### Records supplied
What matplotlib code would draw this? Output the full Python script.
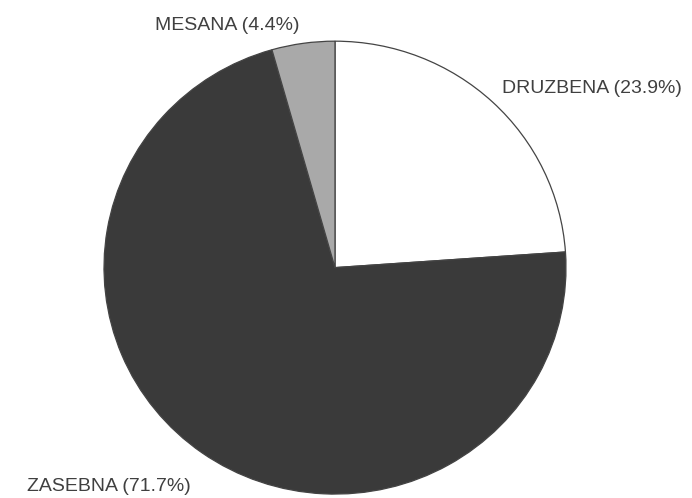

...

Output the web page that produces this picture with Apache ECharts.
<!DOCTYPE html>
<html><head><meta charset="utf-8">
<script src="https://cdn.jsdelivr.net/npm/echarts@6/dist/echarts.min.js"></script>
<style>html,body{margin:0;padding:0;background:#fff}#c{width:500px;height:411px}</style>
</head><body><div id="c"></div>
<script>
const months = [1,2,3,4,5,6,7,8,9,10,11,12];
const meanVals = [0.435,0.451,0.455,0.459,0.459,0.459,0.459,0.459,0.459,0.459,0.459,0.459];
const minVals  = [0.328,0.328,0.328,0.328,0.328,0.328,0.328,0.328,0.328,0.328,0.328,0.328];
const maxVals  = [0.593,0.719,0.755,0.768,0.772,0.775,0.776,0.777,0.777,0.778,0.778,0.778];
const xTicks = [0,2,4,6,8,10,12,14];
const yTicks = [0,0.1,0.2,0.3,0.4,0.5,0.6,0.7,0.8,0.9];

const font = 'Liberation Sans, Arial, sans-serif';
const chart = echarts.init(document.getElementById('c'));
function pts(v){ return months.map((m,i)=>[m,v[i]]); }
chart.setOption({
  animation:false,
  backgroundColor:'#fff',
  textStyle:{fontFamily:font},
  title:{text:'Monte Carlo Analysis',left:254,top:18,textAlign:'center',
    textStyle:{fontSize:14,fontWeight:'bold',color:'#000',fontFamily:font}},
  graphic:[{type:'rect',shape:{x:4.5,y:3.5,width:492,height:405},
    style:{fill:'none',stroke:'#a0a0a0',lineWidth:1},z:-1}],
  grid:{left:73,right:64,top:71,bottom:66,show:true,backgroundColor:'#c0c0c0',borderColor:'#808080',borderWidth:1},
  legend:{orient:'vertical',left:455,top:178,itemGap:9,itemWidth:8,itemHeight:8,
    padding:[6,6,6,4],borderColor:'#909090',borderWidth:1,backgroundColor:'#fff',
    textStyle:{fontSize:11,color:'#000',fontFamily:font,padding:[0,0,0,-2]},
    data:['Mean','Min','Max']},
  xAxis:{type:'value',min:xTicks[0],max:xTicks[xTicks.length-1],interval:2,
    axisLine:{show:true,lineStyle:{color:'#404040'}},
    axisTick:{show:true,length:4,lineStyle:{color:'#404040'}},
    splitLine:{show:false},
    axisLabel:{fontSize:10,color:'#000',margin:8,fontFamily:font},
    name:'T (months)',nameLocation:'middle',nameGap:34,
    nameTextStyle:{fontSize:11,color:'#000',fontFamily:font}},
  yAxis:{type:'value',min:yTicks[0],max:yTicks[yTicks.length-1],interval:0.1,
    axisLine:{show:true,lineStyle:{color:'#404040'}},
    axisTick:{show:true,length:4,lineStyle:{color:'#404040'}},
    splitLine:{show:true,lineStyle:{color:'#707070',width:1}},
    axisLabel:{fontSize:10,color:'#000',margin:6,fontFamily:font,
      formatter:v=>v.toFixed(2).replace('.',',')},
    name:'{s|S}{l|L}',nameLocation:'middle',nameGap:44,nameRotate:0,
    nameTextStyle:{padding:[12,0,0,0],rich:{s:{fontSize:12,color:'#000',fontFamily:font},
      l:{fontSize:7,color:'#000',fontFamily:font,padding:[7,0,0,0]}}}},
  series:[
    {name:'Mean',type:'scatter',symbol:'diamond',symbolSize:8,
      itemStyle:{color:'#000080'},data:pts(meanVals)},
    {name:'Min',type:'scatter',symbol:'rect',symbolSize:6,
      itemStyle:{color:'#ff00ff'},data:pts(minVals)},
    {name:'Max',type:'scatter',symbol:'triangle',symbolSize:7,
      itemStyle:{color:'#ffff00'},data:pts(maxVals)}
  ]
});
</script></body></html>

### Goal
Extract exactly and only the span of lines that begins at the line containing "Output the web" and ends at the line containing "const yTicks = [0,0.1,0.2,0.3,0.4,0.5,0.6,0.7,0.8,0.9];".

### Output
Output the web page that produces this picture with Apache ECharts.
<!DOCTYPE html>
<html><head><meta charset="utf-8">
<script src="https://cdn.jsdelivr.net/npm/echarts@6/dist/echarts.min.js"></script>
<style>html,body{margin:0;padding:0;background:#fff}#c{width:500px;height:411px}</style>
</head><body><div id="c"></div>
<script>
const months = [1,2,3,4,5,6,7,8,9,10,11,12];
const meanVals = [0.435,0.451,0.455,0.459,0.459,0.459,0.459,0.459,0.459,0.459,0.459,0.459];
const minVals  = [0.328,0.328,0.328,0.328,0.328,0.328,0.328,0.328,0.328,0.328,0.328,0.328];
const maxVals  = [0.593,0.719,0.755,0.768,0.772,0.775,0.776,0.777,0.777,0.778,0.778,0.778];
const xTicks = [0,2,4,6,8,10,12,14];
const yTicks = [0,0.1,0.2,0.3,0.4,0.5,0.6,0.7,0.8,0.9];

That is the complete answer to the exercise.